The fact that I had the desire to study German, of all things, and not economics, mathematics, law, or medicine—as my father probably would have wished—made everything still more difficult. For my father, the learning of a language was only a means to an end. When he visited me several months after I moved to Germany, he asked me what I wanted to do with my German. The disappointment in his voice was unmistakable. Before I could even answer his question, he added: “Child, it’s not enough to be able to speak German. In Germany, every homeless person under the bridge speaks German. It has to lead to something more.”
Years later, I had to admit that my father had been right. The German language alone was not enough to practice a “decent” profession in Germany (or elsewhere). The subjects that I chose in addition to my major—pedagogy, sociology, and media studies—formed the actual cornerstones of my later career. But back then, with my nineteen years, when I held the scholarship in my hands, I could think of only one thing, and that was that I would not only be able to “really” learn German, but would also expand my own horizons. That was enough for me.
But there was still one more hurdle, which threatened to destroy all my plans. Because I was not of age, which in Kenya was twenty-one, I could not apply for a passport without my father’s signature. According to Kenyan law, my mother, who knew about my travel plans and supported me, could not sign the application on her own. I was beside myself when I found out about this. Why did I need my father’s permission, too? Because he was a man? Why didn’t my mother’s signature suffice? She was a grown woman, after all. My fear of asking my father was based on the fact that he had up to then made virtually all major decisions about what I could and could not do. For me, contradicting him was unheard-of and I did not know whether he would tolerate it. Now I imagined all sorts of scenarios, which all amounted to the same thing: being prohibited from going to Germany. And that must not happen.
I was firmly resolved to accept the scholarship, and because I did not receive support from the Kenyan authorities, I turned to those who had granted it to me. I sought out the German cultural attac
hé and explained my situation to him, describing to him honestly how things stood between my father and me. Luckily, he had a sympathetic ear and decided to help me. He made some calls and hinted that certain exceptions could be made. He promised to plead with the proper agencies to treat me as a special case.
And, as luck would have it, after some back and forth and a number of sleepless nights, my mother finally received permission to sign the all-important application. I got my passport and the path to Germany was clear. Only once I was there did my father find out that I had left Kenya.
GERMANY
9.
AS THE PLANE DESCENDED and approached Frankfurt Airport, I looked with curiosity out the porthole at the neatly divided landscape below me. The borders between the individual parcels of land looked as if they had been clearly demarcated with a ruler. The city, with its mass of houses, seemed like a compact whole, systematically and precisely sectioned by means of streets, highways, and train tracks.
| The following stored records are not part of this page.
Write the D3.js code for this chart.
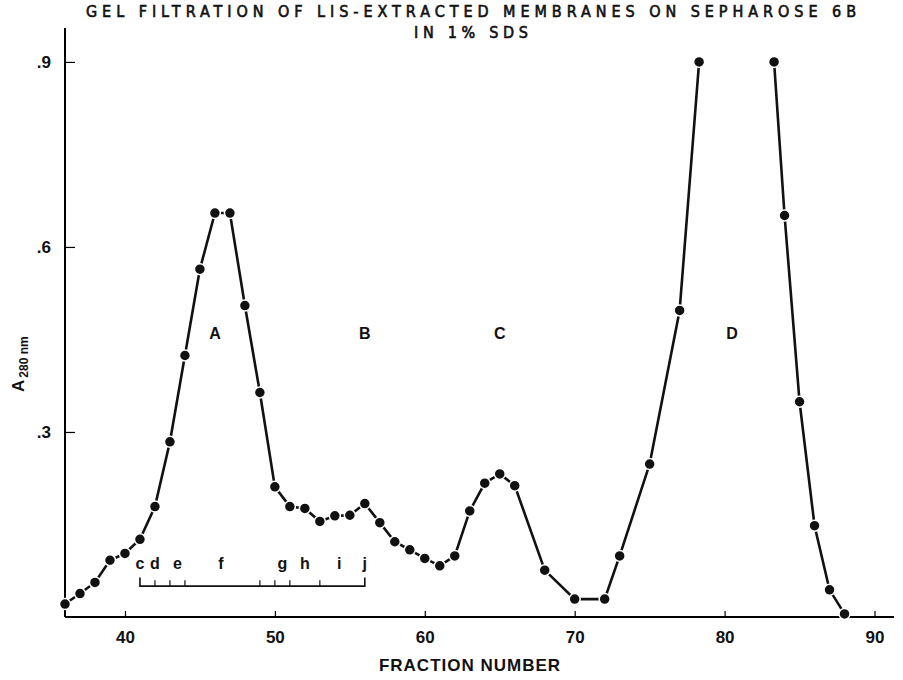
<!DOCTYPE html>
<html>
<head>
<meta charset="utf-8">
<script src="https://cdn.jsdelivr.net/npm/d3@7"></script>
<style>
  body { margin: 0; background: #fff; }
  text { font-family: "Liberation Sans", Arial, sans-serif; fill: #111; }
</style>
</head>
<body>
<svg id="chart"></svg>
<script>
// fraction numbers and A280 readings
var fractions = [36, 37, 38, 39, 40, 41, 42, 43, 44, 45, 46, 47, 48, 49, 50, 51, 52, 53, 54, 55,
  56, 57, 58, 59, 60, 61, 62, 63, 64, 65, 66, 68, 70, 72, 73, 75, 77, 78.3, 83.3, 84, 85, 86, 87, 88];
var absorbance = [0.021, 0.038, 0.056, 0.092, 0.103, 0.126, 0.179, 0.284, 0.424, 0.564, 0.655, 0.655,
  0.505, 0.364, 0.211, 0.179, 0.176, 0.155, 0.164, 0.165, 0.184, 0.153, 0.122, 0.109, 0.095, 0.083,
  0.099, 0.172, 0.217, 0.232, 0.213, 0.076, 0.029, 0.029, 0.099, 0.248, 0.497, 0.9, 0.9, 0.651,
  0.349, 0.148, 0.044, 0.005];

var xTicks = [40, 50, 60, 70, 80, 90];
var yTicks = [0.3, 0.6, 0.9];

var peakNames = ['A', 'B', 'C', 'D'];
var peakFractions = [46, 56, 65, 80.5];
var peakLevel = 0.46;

// pooled fractions bracket
var poolStart = 41, poolEnd = 56;
var poolTicks = [42, 43, 44, 49, 50, 51, 53];
var poolNames = ['c', 'd', 'e', 'f', 'g', 'h', 'i', 'j'];
var poolNameAt = [41, 42, 43.5, 46.4, 50.5, 52, 54.3, 56];

var W = 903, H = 680;
var svg = d3.select('#chart').attr('width', W).attr('height', H);

var x = d3.scaleLinear().domain([36, 91.3]).range([65, 894]);
var y = d3.scaleLinear().domain([0, 0.955]).range([617, 28]);

var data = fractions.map((f, i) => ({ f: f, v: absorbance[i] }));

var font = '"Liberation Sans", Arial, sans-serif';
var narrow = '"Liberation Sans Narrow", "DejaVu Sans Condensed", "Liberation Sans", sans-serif';

// x axis
var xAxis = d3.axisBottom(x).tickValues(xTicks).tickSize(-6).tickPadding(14).tickFormat(d3.format('d'));
var gx = svg.append('g').attr('transform', `translate(0, ${ y(0) })`).call(xAxis);
gx.select('.domain').attr('stroke-width', 2).attr('d', `M${ x.range()[0] },0H${ x.range()[1] }`);
gx.selectAll('.tick line').attr('stroke-width', 1.2);
gx.selectAll('.tick text').attr('font-size', 17).attr('font-weight', 'bold').style('font-family', font);

// y axis
var yAxis = d3.axisLeft(y).tickValues(yTicks).tickSize(-10).tickPadding(14)
  .tickFormat(d => d3.format('.1f')(d).replace(/^0/, ''));
var gy = svg.append('g').attr('transform', `translate(${ x(36) }, 0)`).call(yAxis);
gy.select('.domain').attr('stroke-width', 2).attr('d', `M0,${ y.range()[0] }V${ y.range()[1] }`);
gy.selectAll('.tick line').attr('stroke-width', 1.2);
gy.selectAll('.tick text').attr('font-size', 17).attr('font-weight', 'bold').style('font-family', font);

// title
svg.append('text')
  .attr('x', 471).attr('y', 17)
  .attr('text-anchor', 'middle')
  .attr('font-size', 16)
  .style('font-family', narrow)
  .attr('stroke', '#111').attr('stroke-width', 0.6)
  .attr('textLength', 770).attr('lengthAdjust', 'spacing')
  .text('GEL FILTRATION OF LIS-EXTRACTED MEMBRANES ON SEPHAROSE 6B');
svg.append('text')
  .attr('x', 471).attr('y', 38)
  .attr('text-anchor', 'middle')
  .attr('font-size', 16)
  .style('font-family', narrow)
  .attr('stroke', '#111').attr('stroke-width', 0.6)
  .attr('textLength', 114).attr('lengthAdjust', 'spacing')
  .text('IN 1% SDS');

// axis titles
svg.append('text')
  .attr('x', 470).attr('y', 671)
  .attr('text-anchor', 'middle')
  .attr('font-size', 17).attr('font-weight', 'bold')
  .attr('letter-spacing', 1)
  .text('FRACTION NUMBER');

var ylab = svg.append('text')
  .attr('transform', 'translate(24, 392) rotate(-90)')
  .attr('font-size', 17).attr('font-weight', 'bold');
ylab.append('tspan').text('A');
ylab.append('tspan').attr('dy', 4).attr('dx', 2).attr('font-size', 12).text('280 nm');

// curve, broken where it runs off scale
var line = d3.line().x(d => x(d.f)).y(d => y(d.v));
var segments = [data.filter(d => d.f <= 78.3), data.filter(d => d.f >= 83.3)];
svg.selectAll('.seg')
  .data(segments)
  .enter().append('path')
  .attr('class', 'seg')
  .attr('d', line)
  .attr('fill', 'none')
  .attr('stroke', '#111')
  .attr('stroke-width', 2.6);

svg.selectAll('.pt')
  .data(data)
  .enter().append('circle')
  .attr('class', 'pt')
  .attr('cx', d => x(d.f))
  .attr('cy', d => y(d.v))
  .attr('r', 5.5)
  .attr('fill', '#111')
  .attr('stroke', '#fff')
  .attr('stroke-width', 1.5);

// peak letters
svg.selectAll('.peak')
  .data(peakNames)
  .enter().append('text')
  .attr('class', 'peak')
  .attr('x', (d, i) => x(peakFractions[i]))
  .attr('y', y(peakLevel) + 6)
  .attr('text-anchor', 'middle')
  .attr('font-size', 16).attr('font-weight', 'bold')
  .text(d => d);

// bracket of pooled fractions
var by = y(0.05), bt = y(0.064);
var bracket = svg.append('g').attr('stroke', '#111').attr('fill', 'none');
bracket.append('path')
  .attr('d', `M${ x(poolStart) },${ bt }V${ by }H${ x(poolEnd) }V${ bt }`)
  .attr('stroke-width', 1.6);
bracket.selectAll('line')
  .data(poolTicks)
  .enter().append('line')
  .attr('x1', d => x(d)).attr('x2', d => x(d))
  .attr('y1', by).attr('y2', by - 6)
  .attr('stroke-width', 1.2);

svg.selectAll('.pool')
  .data(poolNames)
  .enter().append('text')
  .attr('class', 'pool')
  .attr('x', (d, i) => x(poolNameAt[i]))
  .attr('y', y(0.078))
  .attr('text-anchor', 'middle')
  .attr('font-size', 16).attr('font-weight', 'bold')
  .text(d => d);
</script>
</body>
</html>
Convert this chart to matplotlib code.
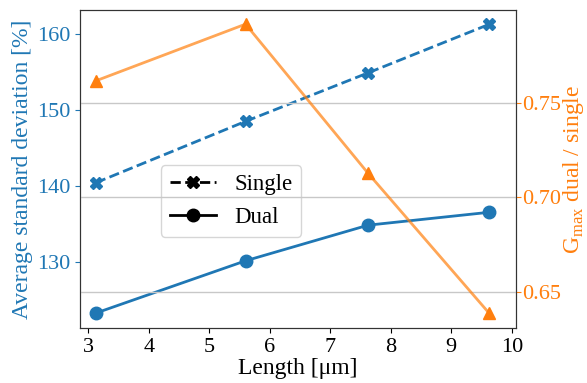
import matplotlib
matplotlib.use("Agg")
import matplotlib.pyplot as plt
from matplotlib.lines import Line2D

plt.rcParams["font.family"] = ["Liberation Serif", "DejaVu Serif"]
plt.rcParams["mathtext.fontset"] = "custom"
plt.rcParams["mathtext.rm"] = "Liberation Serif"

length_um = [3.125, 5.6, 7.625, 9.625]
std_single = [140.4, 148.5, 154.9, 161.3]
std_dual = [123.2, 130.1, 134.8, 136.5]
gmax_ratio = [0.7615, 0.7915, 0.7126, 0.6386]

blue = "#1f77b4"
orange = "#ff7f0e"

fig, ax1 = plt.subplots(figsize=(5.87, 3.83), dpi=100)
ax2 = ax1.twinx()

ax1.plot(length_um, std_single, color=blue, linestyle="--", marker="X",
         markersize=9, linewidth=2)
ax1.plot(length_um, std_dual, color=blue, linestyle="-", marker="o",
         markersize=9, linewidth=2)
ax2.plot(length_um, gmax_ratio, color=(1.0, 0.5, 0.055, 0.7), marker="^",
         markersize=8, linewidth=2, markerfacecolor=orange, markeredgecolor=orange)

ax1.set_xlim(2.87, 10.07)
ax1.set_ylim(121.2, 163.2)
ax2.set_ylim(0.6306, 0.799)
ax1.set_xticks(range(3, 11))
ax1.set_yticks([130, 140, 150, 160])
ax2.set_yticks([0.65, 0.70, 0.75])
ax2.set_yticklabels(["0.65", "0.70", "0.75"])

ax2.grid(True, axis="y", color="#c8c8c8", linewidth=1)

ax1.set_xlabel("Length [\u03bcm]", fontsize=17, labelpad=1)
ax1.set_ylabel("Average standard deviation [%]", fontsize=17, color=blue)
ax2.set_ylabel(r"G$_{\rm max}$ dual / single", fontsize=17, color=orange)
ax1.yaxis.set_label_coords(-0.108, 0.5)
ax2.yaxis.set_label_coords(1.103, 0.5)

ax1.tick_params(axis="x", labelsize=16)
ax1.tick_params(axis="y", labelsize=16, colors=blue)
ax2.tick_params(axis="y", labelsize=16, colors=orange, pad=1)
for ax in (ax1, ax2):
    for s in ax.spines.values():
        s.set_color("#333333")

handles = [Line2D([], [], color="black", linestyle="--", marker="X", markersize=9, linewidth=2),
           Line2D([], [], color="black", linestyle="-", marker="o", markersize=9, linewidth=2)]
ax1.legend(handles, ["Single", "Dual"], fontsize=16.5, loc="center left",
           bbox_to_anchor=(0.158, 0.40))

fig.subplots_adjust(left=0.137, right=0.879, top=0.974, bottom=0.143)
fig.savefig("out.png", dpi=100)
It was early morning in Germany in October 1980. Was I afraid of what this first day in a foreign land would bring? I no longer recall. In any case, I had gotten through my first long-distance flight. Apart from a scenic flight in a small sport plane, which I had won in a Sunday school competition when I was about ten (I could name the separate books of the Bible by heart), I had never flown before in my life. Back then, I had gotten ill in the shaky plane, and I remember that I was given a pill to settle my nerves and my stomach. But now I was landing in a wide-body aircraft on an unknown continent. I was so curious and excited that there was probably no space left for the fear of being away from home for the first time.